Jan. 9th, 2014

evils: (Default)
This is my ranting journal, so let's rant.

I'm job-hunting like crazy, had an interview and a few more places sound positive about getting back to me. People are bullying me to return to Superstore despite my broken shoulder (I should specify this is the place where it got permanently injured) in name of the "rent" which I am adamantly against.

Maybe arrogance is a weak point of mine, but it seems as I get older... people are more condescending? I think everyone's just so eager to impart their personal nugget of wisdom of how to "do right" without really thinking it through. No I am NOT at the whim of your personal decisions! Nor am I the scapegoat of your opinions.

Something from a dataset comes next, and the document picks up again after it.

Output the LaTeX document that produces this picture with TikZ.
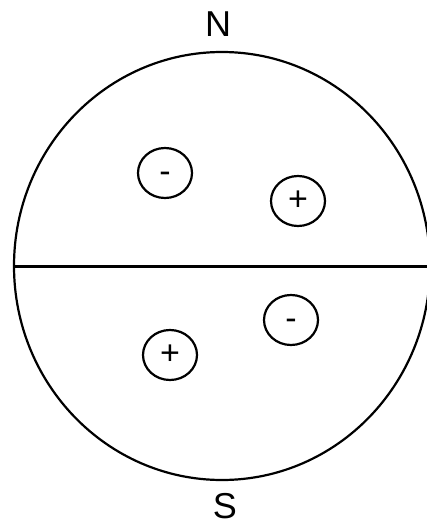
\documentclass[tikz,border=0pt]{standalone}
\usepackage{fontspec}
\setmainfont{Liberation Sans}
\usetikzlibrary{shapes.geometric}
\begin{document}
\begin{tikzpicture}[x=1pt,y=-1pt,
  globe/.style={draw, line width=2.2pt, ellipse, inner sep=0pt, minimum width=416pt, minimum height=428pt},
  charge/.style={draw, line width=2.2pt, ellipse, inner sep=0pt, minimum width=54pt, minimum height=50pt, font=\fontsize{34}{36}\selectfont},
  pole/.style={inner sep=0pt, font=\fontsize{36}{38}\selectfont}]
\useasboundingbox (0,0) rectangle (427,527);
\node[globe] (g) at (222,266) {};
\draw[line width=3pt] (g.west) -- (g.east);
\node[charge] (c1) at (165,173) {\vphantom{+}-};
\node[charge] (c2) at (298,201) {\vphantom{+}+};
\node[charge] (c3) at (170,355) {\vphantom{+}+};
\node[charge] (c4) at (291,320) {\vphantom{+}-};
\node[pole] (n) at (218,24.5) {N};
\node[pole] (s) at (225,506) {S};
\end{tikzpicture}
\end{document}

It's true. I fuck up a lot, get myself into bad positions, but I always make it out all right. Ironically it's only my mother who hasn't been insisting for me to return, because she knows how much pain it's put me in.

Every time I hear "As x years your elder, blah blah blah" or some other similar condescending bullshit, I immediately tune out. I am a firm believer in listening to your elders -- BUT I also believe a lot of them to be old fools. Do not tell me the recipe for success when you're dragging ass back into retail, chain smoke and drink heavily. I will not listen.

I have always found the most insightful, intelligent and wise people are the least condescending of all -- and for good reason, because people who use their fucking brains realize there's always a lot of different components of what makes someone up, what is fixable versus what is plain personality, everyone's had different experiences, and it's better to encourage with personal experience than to talk down with corny "and I didn't let x hold me back from doing what I want!!!!"

Picking on my lack of confidence? Picking on me for being "easily scared"? Oh bitch, you don't know the first thing about me.

And also... YOU DON'T KNOW WHAT YOU'RE TALKING ABOUT IF YOU ONLY JUST MET SOMEONE A WEEK OR TWO AGO!

And the whole rent thing gets the same response. In just a week of everyone returning from the holidays, I've already done a pretty successful interview, talked to a few managers about work, applied to tons of places and despite my current unemployment am doing quite well for myself.

I think my roommate is riding my ass because he's worried about the rent, but it's still not his business to ride my ass IF I'VE BEEN JOBHUNTING. He's not my boss, or my mother or anyone like that. So piss off. My boyfriend likewise has been riding my ass about being jobless but is there any way to tell them to be fucking patient? That I've been jobless for under 3 weeks and I've made a ton of progress?

Anyway that's just what I think. I don't know why I'm so angry at everything today, might just be hormones or boredom or weird sleeping times.